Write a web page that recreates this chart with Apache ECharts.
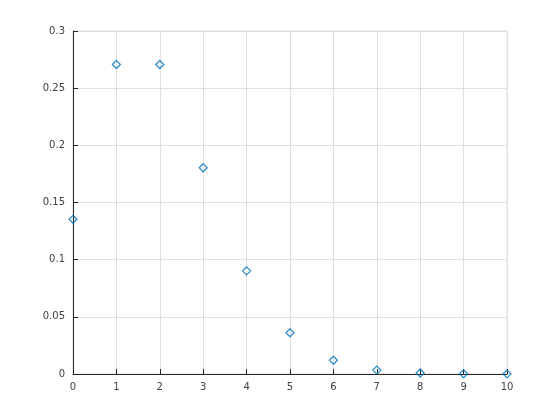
<!DOCTYPE html>
<html><head><meta charset="utf-8">
<script src="https://cdn.jsdelivr.net/npm/echarts@6/dist/echarts.min.js"></script>
<style>html,body{margin:0;padding:0;background:#fff}#c{width:560px;height:420px}</style>
</head><body><div id="c"></div>
<script>
const xValues = [0, 1, 2, 3, 4, 5, 6, 7, 8, 9, 10];
const yValues = [0.1353, 0.2707, 0.2707, 0.1804, 0.0902, 0.0361, 0.0120, 0.0034, 0.0009, 0.0002, 0.00004];
const yTicks = [0, 0.05, 0.1, 0.15, 0.2, 0.25, 0.3];

const chart = echarts.init(document.getElementById('c'));
const axisCommon = {
  axisLine: {show: true, lineStyle: {color: '#262626', width: 1}},
  axisTick: {show: true, inside: true, length: 5, lineStyle: {color: '#262626'}},
  axisLabel: {color: '#404040', fontFamily: 'DejaVu Sans', fontSize: 10},
  splitLine: {show: true, lineStyle: {color: '#dfdfdf', width: 1}}
};
chart.setOption({
  animation: false,
  grid: {left: 73, right: 53, top: 31, bottom: 46, show: true, borderColor: '#dfdfdf', borderWidth: 1},
  xAxis: Object.assign({type: 'value', min: 0, max: 10, interval: 1}, axisCommon, {
    axisLabel: Object.assign({}, axisCommon.axisLabel, {margin: 8})
  }),
  yAxis: Object.assign({type: 'value', min: 0, max: 0.3, interval: 0.05}, axisCommon, {
    axisLabel: Object.assign({}, axisCommon.axisLabel, {margin: 8, formatter: v => {
      const t = yTicks.find(k => Math.abs(k - v) < 1e-9);
      return t === undefined ? '' : String(t);
    }})
  }),
  series: [{
    type: 'scatter',
    data: xValues.map((x, i) => [x, yValues[i]]),
    symbol: 'diamond',
    symbolSize: [8, 8],
    itemStyle: {color: 'rgba(255,255,255,0)', borderColor: '#0072BD', borderWidth: 1.3}
  }]
});
</script></body></html>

....

● **DIRECTIVE**: Copy every line above word for word and exclude the pictures.

● **ANSWER FOR THE TASK**:
Write a web page that recreates this chart with Apache ECharts.
<!DOCTYPE html>
<html><head><meta charset="utf-8">
<script src="https://cdn.jsdelivr.net/npm/echarts@6/dist/echarts.min.js"></script>
<style>html,body{margin:0;padding:0;background:#fff}#c{width:560px;height:420px}</style>
</head><body><div id="c"></div>
<script>
const xValues = [0, 1, 2, 3, 4, 5, 6, 7, 8, 9, 10];
const yValues = [0.1353, 0.2707, 0.2707, 0.1804, 0.0902, 0.0361, 0.0120, 0.0034, 0.0009, 0.0002, 0.00004];
const yTicks = [0, 0.05, 0.1, 0.15, 0.2, 0.25, 0.3];

const chart = echarts.init(document.getElementById('c'));
const axisCommon = {
  axisLine: {show: true, lineStyle: {color: '#262626', width: 1}},
  axisTick: {show: true, inside: true, length: 5, lineStyle: {color: '#262626'}},
  axisLabel: {color: '#404040', fontFamily: 'DejaVu Sans', fontSize: 10},
  splitLine: {show: true, lineStyle: {color: '#dfdfdf', width: 1}}
};
chart.setOption({
  animation: false,
  grid: {left: 73, right: 53, top: 31, bottom: 46, show: true, borderColor: '#dfdfdf', borderWidth: 1},
  xAxis: Object.assign({type: 'value', min: 0, max: 10, interval: 1}, axisCommon, {
    axisLabel: Object.assign({}, axisCommon.axisLabel, {margin: 8})
  }),
  yAxis: Object.assign({type: 'value', min: 0, max: 0.3, interval: 0.05}, axisCommon, {
    axisLabel: Object.assign({}, axisCommon.axisLabel, {margin: 8, formatter: v => {
      const t = yTicks.find(k => Math.abs(k - v) < 1e-9);
      return t === undefined ? '' : String(t);
    }})
  }),
  series: [{
    type: 'scatter',
    data: xValues.map((x, i) => [x, yValues[i]]),
    symbol: 'diamond',
    symbolSize: [8, 8],
    itemStyle: {color: 'rgba(255,255,255,0)', borderColor: '#0072BD', borderWidth: 1.3}
  }]
});
</script></body></html>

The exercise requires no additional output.